**Directions:** Retype nothing but the lines running from the line that contains "Clone this chart in seaborn and matplotlib." to the last line, both ends included, and skip every image.

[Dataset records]
□ □ □ □ □ □ □

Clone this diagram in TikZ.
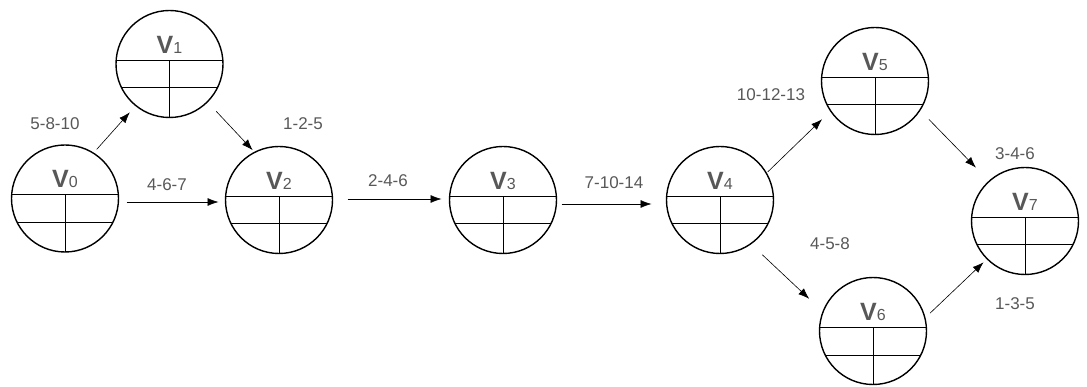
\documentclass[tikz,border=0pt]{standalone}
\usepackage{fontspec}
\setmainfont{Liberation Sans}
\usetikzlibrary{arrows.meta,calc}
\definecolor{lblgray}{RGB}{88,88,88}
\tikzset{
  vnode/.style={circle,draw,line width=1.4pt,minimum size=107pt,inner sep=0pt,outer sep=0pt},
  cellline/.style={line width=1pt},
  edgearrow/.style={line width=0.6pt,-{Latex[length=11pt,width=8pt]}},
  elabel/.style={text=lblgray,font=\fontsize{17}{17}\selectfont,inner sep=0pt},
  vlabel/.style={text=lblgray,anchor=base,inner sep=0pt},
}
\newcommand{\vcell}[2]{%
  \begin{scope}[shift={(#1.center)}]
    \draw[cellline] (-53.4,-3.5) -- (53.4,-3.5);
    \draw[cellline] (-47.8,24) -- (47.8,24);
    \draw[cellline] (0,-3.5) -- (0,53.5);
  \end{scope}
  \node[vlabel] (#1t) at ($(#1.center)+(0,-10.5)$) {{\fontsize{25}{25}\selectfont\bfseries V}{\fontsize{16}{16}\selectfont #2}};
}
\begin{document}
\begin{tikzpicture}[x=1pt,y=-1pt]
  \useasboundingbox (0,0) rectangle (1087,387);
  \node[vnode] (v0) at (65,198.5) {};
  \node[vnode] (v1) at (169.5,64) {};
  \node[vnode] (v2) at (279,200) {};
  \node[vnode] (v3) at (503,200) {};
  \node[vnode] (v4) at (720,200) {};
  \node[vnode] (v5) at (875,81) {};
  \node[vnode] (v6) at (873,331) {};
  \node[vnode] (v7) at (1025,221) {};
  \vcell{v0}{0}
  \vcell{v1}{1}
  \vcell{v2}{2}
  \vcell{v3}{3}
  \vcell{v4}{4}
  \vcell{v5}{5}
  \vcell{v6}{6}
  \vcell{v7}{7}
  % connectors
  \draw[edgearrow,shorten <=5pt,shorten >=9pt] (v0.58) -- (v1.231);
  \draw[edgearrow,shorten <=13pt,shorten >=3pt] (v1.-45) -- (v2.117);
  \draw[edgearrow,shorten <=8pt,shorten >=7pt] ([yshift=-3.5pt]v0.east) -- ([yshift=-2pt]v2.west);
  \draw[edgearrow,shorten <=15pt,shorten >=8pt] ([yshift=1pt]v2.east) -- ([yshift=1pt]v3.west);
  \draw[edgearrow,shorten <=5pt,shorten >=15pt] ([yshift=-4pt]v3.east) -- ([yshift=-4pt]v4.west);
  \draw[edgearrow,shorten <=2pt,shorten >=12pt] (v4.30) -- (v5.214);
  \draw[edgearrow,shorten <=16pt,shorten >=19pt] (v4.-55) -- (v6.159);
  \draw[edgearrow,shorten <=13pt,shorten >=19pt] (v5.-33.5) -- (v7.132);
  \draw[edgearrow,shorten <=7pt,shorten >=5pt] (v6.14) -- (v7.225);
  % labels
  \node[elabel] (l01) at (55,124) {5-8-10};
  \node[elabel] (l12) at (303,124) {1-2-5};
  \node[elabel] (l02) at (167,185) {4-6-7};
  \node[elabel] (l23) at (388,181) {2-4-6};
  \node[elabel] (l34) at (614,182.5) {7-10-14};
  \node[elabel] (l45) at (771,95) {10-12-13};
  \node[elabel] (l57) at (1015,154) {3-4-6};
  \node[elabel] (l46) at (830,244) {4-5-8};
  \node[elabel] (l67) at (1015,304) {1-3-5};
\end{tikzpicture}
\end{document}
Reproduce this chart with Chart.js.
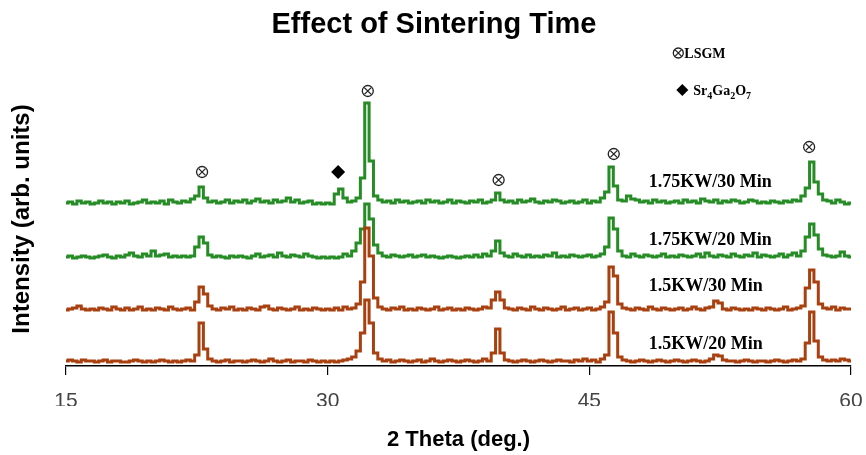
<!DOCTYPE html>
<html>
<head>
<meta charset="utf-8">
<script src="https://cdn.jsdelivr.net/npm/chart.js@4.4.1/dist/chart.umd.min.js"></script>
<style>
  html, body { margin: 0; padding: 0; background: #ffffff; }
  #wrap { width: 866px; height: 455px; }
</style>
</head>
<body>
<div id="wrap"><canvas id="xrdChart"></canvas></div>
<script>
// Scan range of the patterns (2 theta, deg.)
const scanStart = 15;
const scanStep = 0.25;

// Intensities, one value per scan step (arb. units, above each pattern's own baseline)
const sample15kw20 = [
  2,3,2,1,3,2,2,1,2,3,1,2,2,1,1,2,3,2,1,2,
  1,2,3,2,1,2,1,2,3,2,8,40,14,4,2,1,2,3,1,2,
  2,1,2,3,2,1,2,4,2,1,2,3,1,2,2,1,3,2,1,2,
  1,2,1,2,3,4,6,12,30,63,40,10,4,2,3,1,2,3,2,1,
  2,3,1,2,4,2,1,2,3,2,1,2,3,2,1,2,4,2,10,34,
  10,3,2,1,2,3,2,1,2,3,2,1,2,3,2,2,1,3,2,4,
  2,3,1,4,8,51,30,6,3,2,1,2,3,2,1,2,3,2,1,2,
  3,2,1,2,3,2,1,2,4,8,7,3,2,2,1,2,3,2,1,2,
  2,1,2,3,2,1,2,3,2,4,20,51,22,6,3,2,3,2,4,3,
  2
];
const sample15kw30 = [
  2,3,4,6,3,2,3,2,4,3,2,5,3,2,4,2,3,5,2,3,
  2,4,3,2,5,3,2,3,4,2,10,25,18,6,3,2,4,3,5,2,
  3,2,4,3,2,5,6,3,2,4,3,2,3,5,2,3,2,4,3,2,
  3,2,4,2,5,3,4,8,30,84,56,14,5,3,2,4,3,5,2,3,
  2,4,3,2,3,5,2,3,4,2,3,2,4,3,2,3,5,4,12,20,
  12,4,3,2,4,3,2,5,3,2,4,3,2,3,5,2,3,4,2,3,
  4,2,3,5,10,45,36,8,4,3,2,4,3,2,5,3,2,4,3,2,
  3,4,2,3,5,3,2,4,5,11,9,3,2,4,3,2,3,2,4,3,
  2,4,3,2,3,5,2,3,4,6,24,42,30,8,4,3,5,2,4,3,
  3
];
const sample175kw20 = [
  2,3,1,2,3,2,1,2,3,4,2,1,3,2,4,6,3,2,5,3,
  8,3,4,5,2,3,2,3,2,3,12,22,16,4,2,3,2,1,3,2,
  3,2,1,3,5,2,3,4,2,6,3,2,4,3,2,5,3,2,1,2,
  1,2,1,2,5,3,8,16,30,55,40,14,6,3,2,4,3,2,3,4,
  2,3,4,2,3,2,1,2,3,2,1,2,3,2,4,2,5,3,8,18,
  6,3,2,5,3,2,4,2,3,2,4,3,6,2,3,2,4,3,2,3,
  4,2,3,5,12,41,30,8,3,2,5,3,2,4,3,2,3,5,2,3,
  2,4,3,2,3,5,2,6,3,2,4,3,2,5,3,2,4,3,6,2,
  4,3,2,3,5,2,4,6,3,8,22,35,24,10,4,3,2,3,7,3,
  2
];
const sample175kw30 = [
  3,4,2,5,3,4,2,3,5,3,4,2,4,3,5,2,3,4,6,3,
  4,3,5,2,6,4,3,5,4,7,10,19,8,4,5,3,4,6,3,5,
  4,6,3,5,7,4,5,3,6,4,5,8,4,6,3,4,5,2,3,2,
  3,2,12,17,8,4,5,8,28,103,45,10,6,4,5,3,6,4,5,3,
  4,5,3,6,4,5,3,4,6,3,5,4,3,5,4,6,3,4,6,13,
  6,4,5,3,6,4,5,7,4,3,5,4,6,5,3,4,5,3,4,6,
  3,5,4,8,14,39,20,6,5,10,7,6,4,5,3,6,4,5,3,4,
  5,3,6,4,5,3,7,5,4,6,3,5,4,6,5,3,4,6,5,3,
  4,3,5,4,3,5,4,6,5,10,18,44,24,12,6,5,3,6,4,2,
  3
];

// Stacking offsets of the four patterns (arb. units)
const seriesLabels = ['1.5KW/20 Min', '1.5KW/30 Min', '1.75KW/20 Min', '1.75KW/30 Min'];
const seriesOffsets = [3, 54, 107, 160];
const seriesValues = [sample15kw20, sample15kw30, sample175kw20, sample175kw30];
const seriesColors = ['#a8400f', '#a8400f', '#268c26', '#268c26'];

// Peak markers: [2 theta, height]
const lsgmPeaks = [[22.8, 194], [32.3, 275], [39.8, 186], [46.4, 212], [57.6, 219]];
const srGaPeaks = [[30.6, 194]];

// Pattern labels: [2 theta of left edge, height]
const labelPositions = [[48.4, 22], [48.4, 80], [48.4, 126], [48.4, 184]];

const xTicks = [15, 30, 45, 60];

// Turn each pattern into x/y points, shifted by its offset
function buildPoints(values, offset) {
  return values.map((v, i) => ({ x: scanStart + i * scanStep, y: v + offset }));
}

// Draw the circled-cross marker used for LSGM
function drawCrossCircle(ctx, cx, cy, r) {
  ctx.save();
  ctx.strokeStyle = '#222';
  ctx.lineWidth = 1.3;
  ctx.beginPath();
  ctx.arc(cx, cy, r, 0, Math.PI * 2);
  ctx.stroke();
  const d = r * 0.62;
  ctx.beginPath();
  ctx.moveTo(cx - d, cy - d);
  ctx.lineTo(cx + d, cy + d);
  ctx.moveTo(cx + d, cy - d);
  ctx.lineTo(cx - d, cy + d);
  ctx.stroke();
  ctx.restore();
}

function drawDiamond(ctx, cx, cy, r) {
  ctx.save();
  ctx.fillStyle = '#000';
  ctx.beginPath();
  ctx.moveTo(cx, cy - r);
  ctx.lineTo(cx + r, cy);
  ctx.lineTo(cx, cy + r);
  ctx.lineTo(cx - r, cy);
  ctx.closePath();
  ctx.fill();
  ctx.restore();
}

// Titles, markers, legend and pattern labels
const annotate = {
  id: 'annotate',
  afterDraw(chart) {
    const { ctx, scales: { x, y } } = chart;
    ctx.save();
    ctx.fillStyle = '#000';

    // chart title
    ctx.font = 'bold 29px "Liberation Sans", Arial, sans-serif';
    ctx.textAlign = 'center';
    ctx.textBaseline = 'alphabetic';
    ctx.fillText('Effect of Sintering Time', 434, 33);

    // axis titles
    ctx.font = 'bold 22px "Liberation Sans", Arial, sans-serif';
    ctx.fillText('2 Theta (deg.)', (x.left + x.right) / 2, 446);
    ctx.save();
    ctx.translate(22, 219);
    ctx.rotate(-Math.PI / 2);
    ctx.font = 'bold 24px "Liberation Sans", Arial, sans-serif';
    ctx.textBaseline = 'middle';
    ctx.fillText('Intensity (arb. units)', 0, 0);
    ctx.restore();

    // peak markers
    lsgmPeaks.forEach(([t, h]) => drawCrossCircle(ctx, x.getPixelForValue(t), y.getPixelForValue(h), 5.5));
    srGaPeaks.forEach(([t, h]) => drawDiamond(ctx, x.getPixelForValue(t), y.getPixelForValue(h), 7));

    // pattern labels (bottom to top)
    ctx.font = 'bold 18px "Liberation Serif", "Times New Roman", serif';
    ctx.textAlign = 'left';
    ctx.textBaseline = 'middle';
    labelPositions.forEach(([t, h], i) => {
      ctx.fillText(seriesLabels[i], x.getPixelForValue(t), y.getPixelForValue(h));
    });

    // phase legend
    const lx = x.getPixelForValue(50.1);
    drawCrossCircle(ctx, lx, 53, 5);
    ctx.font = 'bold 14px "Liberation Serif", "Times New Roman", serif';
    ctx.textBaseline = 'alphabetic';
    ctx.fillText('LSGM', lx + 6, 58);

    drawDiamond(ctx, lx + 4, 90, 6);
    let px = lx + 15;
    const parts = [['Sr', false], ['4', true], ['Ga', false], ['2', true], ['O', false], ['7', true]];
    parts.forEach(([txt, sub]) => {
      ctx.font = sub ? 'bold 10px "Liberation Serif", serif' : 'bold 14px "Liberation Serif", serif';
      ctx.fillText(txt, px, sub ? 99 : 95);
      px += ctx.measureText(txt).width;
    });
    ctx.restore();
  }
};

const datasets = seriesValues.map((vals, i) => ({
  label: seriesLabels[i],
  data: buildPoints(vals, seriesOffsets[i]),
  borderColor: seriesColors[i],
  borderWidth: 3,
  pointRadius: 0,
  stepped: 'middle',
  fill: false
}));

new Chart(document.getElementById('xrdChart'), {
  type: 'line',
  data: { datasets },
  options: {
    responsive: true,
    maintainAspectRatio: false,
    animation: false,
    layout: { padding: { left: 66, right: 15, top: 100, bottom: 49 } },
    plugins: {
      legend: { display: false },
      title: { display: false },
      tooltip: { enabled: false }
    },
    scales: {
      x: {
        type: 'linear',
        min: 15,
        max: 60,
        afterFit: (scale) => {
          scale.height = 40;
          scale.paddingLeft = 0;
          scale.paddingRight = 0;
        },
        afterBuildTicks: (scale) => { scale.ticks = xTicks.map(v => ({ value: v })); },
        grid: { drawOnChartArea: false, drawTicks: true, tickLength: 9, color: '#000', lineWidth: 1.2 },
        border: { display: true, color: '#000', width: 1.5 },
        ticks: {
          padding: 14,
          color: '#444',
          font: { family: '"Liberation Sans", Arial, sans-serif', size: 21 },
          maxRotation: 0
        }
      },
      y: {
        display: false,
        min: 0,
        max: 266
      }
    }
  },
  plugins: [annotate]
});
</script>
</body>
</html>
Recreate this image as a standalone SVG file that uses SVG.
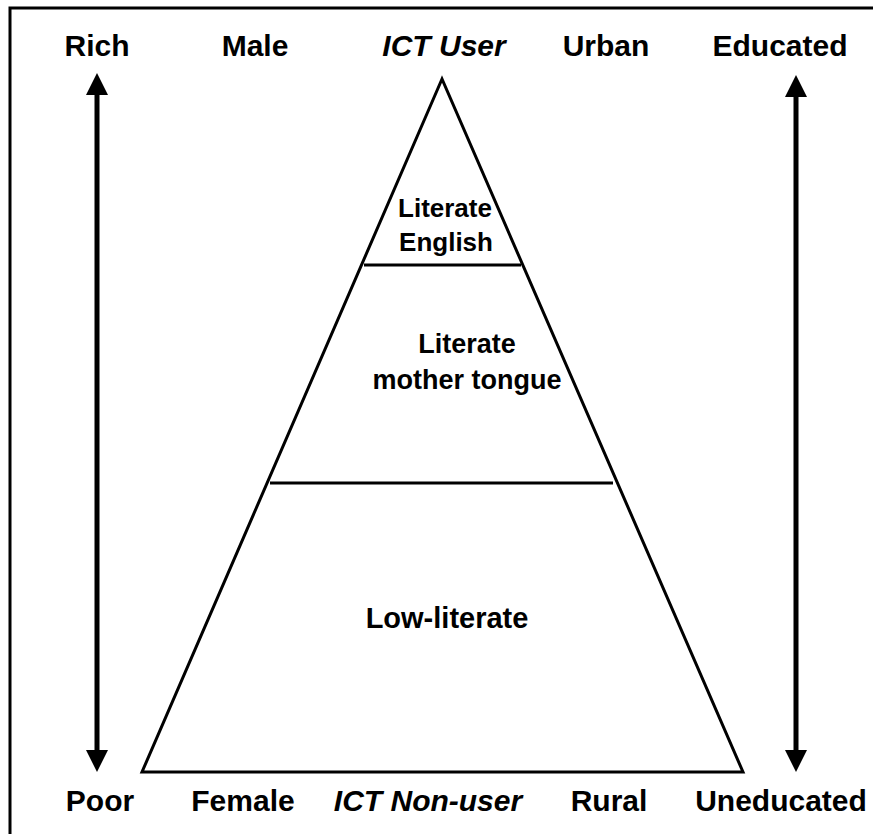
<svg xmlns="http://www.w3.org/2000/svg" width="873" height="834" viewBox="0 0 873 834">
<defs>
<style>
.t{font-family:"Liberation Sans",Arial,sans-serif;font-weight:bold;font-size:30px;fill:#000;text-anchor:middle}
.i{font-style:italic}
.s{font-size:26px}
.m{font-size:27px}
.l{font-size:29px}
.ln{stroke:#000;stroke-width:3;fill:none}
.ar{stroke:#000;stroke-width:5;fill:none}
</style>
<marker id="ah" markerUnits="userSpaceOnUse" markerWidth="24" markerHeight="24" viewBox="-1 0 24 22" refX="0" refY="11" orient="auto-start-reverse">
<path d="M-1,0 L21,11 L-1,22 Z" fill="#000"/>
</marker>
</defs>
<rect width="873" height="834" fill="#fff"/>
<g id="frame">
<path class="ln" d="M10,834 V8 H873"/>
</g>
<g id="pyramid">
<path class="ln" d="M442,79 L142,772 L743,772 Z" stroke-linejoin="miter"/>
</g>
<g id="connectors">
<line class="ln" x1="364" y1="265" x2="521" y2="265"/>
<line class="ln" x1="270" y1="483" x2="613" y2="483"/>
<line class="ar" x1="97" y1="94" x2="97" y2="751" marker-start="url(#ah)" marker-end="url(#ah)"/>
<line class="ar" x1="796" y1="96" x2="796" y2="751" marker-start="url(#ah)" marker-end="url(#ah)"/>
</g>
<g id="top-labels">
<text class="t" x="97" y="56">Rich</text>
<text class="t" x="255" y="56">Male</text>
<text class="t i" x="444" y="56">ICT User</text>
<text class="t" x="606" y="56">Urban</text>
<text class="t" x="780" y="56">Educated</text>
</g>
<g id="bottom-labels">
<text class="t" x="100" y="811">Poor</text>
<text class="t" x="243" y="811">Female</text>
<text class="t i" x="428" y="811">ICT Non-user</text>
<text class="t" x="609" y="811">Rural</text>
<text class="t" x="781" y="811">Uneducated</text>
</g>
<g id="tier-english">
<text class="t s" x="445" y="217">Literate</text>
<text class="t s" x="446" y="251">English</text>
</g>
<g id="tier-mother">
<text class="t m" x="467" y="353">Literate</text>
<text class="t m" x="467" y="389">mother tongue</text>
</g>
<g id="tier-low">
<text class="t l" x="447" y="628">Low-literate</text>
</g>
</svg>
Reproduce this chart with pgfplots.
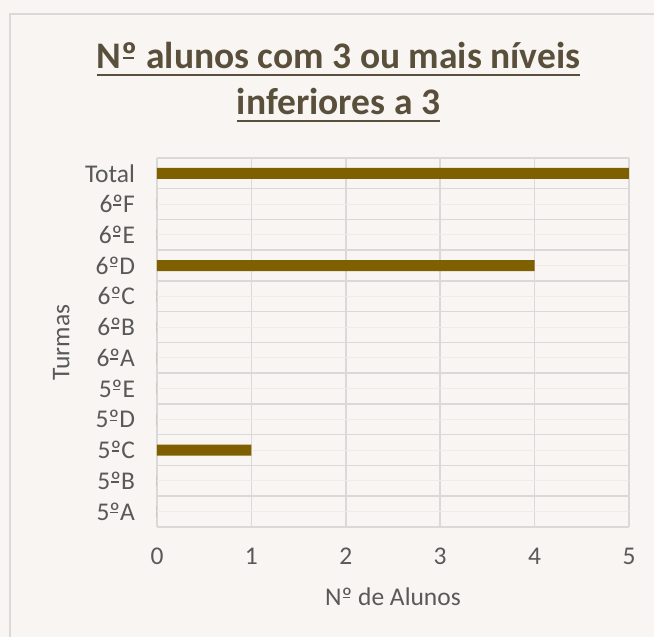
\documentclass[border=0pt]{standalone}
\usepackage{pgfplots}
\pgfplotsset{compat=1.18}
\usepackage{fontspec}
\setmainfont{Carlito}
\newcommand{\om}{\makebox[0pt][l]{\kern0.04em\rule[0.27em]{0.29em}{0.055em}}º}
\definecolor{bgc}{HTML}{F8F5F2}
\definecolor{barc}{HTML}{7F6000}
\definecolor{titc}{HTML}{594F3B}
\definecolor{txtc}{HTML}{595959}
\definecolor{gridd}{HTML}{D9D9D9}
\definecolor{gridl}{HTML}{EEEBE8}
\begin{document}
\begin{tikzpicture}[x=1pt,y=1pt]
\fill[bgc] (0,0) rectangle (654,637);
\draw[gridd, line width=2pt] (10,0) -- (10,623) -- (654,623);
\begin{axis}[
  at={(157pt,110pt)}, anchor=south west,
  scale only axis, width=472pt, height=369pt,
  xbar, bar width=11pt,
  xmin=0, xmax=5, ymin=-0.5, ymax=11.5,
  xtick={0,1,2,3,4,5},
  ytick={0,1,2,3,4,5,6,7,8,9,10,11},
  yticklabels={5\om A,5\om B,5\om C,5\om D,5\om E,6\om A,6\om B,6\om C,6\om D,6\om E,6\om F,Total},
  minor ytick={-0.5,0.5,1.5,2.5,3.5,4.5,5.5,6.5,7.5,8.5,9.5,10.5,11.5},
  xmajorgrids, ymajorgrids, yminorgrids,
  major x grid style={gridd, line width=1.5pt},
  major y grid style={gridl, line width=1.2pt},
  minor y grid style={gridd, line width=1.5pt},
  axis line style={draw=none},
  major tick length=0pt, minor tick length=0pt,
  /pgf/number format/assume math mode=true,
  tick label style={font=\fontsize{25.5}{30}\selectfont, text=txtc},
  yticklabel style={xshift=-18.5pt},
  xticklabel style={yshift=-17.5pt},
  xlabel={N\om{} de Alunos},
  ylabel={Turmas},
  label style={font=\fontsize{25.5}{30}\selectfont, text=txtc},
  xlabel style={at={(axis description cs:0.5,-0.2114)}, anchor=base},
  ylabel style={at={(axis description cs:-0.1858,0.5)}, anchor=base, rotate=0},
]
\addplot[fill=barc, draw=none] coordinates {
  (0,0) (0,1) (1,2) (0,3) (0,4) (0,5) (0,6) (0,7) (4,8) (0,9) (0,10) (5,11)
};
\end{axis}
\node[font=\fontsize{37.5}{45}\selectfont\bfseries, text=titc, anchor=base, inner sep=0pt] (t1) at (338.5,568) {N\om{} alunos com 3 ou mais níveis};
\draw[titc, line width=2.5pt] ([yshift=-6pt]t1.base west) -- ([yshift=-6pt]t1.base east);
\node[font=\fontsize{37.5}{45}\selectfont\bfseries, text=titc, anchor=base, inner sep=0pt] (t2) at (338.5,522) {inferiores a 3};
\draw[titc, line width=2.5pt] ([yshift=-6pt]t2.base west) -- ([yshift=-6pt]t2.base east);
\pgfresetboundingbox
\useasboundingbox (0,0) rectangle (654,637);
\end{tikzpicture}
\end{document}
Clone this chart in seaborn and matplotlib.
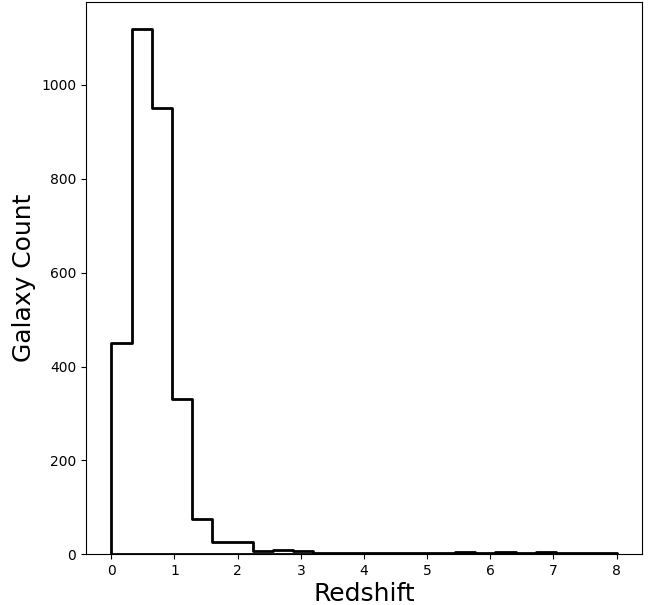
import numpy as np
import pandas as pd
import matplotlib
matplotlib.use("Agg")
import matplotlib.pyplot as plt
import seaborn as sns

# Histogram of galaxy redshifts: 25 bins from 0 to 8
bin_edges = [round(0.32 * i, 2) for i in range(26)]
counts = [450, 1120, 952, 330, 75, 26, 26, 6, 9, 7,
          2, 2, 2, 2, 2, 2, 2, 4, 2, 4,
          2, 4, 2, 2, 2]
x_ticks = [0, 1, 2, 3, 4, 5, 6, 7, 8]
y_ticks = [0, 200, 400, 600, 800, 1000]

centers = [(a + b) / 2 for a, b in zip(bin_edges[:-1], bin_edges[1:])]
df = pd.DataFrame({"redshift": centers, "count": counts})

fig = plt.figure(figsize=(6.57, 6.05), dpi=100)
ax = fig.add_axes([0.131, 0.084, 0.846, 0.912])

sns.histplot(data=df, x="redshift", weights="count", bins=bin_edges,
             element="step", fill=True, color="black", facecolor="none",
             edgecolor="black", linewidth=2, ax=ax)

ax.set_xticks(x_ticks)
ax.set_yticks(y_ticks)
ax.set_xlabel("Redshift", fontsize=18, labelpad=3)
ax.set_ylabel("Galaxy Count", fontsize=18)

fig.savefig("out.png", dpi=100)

□ □ □ □ □ □ □

**Solution for this problem:**
Clone this chart in seaborn and matplotlib.
import numpy as np
import pandas as pd
import matplotlib
matplotlib.use("Agg")
import matplotlib.pyplot as plt
import seaborn as sns

# Histogram of galaxy redshifts: 25 bins from 0 to 8
bin_edges = [round(0.32 * i, 2) for i in range(26)]
counts = [450, 1120, 952, 330, 75, 26, 26, 6, 9, 7,
          2, 2, 2, 2, 2, 2, 2, 4, 2, 4,
          2, 4, 2, 2, 2]
x_ticks = [0, 1, 2, 3, 4, 5, 6, 7, 8]
y_ticks = [0, 200, 400, 600, 800, 1000]

centers = [(a + b) / 2 for a, b in zip(bin_edges[:-1], bin_edges[1:])]
df = pd.DataFrame({"redshift": centers, "count": counts})

fig = plt.figure(figsize=(6.57, 6.05), dpi=100)
ax = fig.add_axes([0.131, 0.084, 0.846, 0.912])

sns.histplot(data=df, x="redshift", weights="count", bins=bin_edges,
             element="step", fill=True, color="black", facecolor="none",
             edgecolor="black", linewidth=2, ax=ax)

ax.set_xticks(x_ticks)
ax.set_yticks(y_ticks)
ax.set_xlabel("Redshift", fontsize=18, labelpad=3)
ax.set_ylabel("Galaxy Count", fontsize=18)

fig.savefig("out.png", dpi=100)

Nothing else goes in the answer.